Information supplied start
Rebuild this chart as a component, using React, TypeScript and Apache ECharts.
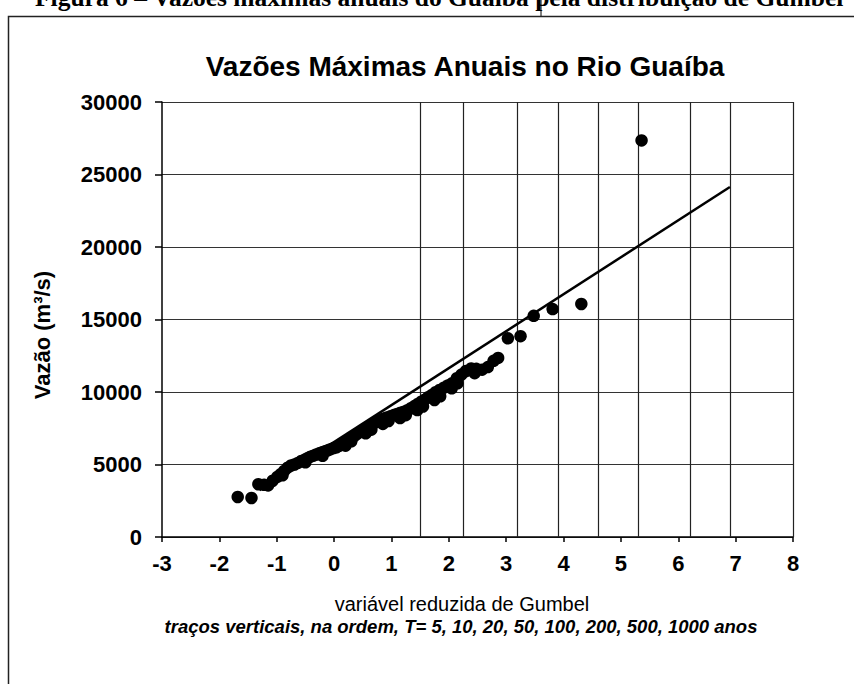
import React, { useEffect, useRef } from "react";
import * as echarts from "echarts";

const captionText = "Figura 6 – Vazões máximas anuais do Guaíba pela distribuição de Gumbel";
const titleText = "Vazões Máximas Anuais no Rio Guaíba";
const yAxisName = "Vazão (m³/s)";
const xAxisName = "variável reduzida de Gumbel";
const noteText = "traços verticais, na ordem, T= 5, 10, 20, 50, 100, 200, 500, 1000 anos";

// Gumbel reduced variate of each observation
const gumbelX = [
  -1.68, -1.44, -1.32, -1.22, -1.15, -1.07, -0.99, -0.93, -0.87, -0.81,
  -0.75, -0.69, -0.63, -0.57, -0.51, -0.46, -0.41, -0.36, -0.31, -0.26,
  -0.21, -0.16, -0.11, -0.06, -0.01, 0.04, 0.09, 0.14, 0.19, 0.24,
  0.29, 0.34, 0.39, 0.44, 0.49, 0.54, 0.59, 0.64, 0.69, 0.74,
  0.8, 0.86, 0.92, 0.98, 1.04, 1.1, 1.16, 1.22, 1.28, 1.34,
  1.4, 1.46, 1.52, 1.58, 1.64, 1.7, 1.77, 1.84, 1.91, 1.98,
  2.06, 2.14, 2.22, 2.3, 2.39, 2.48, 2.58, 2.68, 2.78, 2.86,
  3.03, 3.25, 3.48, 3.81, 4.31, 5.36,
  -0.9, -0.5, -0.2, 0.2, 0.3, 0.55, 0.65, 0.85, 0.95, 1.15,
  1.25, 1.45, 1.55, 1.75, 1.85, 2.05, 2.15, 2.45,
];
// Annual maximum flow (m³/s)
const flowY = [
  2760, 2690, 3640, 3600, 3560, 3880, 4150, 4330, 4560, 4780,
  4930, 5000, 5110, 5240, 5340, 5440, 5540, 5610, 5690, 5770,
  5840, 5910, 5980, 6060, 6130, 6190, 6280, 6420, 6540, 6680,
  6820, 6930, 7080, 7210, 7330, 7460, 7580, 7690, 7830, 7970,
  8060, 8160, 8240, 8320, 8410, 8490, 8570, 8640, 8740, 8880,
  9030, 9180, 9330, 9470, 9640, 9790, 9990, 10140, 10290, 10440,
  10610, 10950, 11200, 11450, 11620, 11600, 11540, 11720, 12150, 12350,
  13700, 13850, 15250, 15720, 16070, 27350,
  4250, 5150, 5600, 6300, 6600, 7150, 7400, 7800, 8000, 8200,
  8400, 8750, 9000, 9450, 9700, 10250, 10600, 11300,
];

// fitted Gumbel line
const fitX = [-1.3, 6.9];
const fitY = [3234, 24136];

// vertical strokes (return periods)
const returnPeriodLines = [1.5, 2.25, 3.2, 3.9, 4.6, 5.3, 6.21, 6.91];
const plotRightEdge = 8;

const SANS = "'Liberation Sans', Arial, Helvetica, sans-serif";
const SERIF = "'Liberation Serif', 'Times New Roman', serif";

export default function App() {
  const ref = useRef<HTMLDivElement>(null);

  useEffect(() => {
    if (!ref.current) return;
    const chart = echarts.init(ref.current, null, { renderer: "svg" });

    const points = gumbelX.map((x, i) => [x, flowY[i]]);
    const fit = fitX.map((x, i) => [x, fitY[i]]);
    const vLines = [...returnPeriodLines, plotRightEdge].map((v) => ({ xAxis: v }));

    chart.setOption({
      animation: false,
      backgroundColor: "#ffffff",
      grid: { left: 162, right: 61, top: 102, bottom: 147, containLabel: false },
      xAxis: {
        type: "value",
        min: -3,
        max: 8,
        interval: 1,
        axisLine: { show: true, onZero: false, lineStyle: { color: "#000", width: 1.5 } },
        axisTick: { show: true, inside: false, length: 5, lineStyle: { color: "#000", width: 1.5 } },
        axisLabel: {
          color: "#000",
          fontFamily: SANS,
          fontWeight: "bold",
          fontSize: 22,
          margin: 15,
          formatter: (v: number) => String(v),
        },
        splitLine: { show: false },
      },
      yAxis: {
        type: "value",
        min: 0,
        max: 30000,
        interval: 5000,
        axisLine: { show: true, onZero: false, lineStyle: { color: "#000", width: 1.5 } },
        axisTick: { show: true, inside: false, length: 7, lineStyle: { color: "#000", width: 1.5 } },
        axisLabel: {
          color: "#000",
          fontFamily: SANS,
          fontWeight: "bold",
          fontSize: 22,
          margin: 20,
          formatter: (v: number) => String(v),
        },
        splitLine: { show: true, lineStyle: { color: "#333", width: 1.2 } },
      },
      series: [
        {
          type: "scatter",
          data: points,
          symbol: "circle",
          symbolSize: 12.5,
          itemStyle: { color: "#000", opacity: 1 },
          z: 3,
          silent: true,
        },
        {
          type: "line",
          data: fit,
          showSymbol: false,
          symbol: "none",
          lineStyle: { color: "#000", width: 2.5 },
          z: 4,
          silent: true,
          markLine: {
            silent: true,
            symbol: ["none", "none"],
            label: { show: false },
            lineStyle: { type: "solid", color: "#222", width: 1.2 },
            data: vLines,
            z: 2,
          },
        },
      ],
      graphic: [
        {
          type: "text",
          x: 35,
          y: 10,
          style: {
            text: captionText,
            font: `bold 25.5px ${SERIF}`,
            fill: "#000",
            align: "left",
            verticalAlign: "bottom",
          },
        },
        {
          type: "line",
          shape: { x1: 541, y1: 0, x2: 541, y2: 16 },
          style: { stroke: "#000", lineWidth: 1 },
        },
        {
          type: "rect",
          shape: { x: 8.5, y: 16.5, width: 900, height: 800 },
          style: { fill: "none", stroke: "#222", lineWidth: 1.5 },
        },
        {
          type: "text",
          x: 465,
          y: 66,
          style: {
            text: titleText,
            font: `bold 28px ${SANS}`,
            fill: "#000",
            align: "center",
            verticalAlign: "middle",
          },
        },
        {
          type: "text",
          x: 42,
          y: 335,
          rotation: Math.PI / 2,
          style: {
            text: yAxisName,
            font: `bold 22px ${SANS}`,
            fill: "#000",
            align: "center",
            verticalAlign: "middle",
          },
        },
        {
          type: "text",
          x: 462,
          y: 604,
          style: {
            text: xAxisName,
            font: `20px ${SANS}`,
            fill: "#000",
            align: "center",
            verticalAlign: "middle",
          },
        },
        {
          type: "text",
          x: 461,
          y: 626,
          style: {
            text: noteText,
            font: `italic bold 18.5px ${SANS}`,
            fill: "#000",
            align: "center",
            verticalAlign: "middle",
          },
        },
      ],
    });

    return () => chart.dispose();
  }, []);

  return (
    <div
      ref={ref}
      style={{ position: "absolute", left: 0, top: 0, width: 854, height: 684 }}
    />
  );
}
Information supplied end
* Request
Tally how many lines of the material contain the word "React". The answer must be the number and nothing else.

* Result for this exercise
2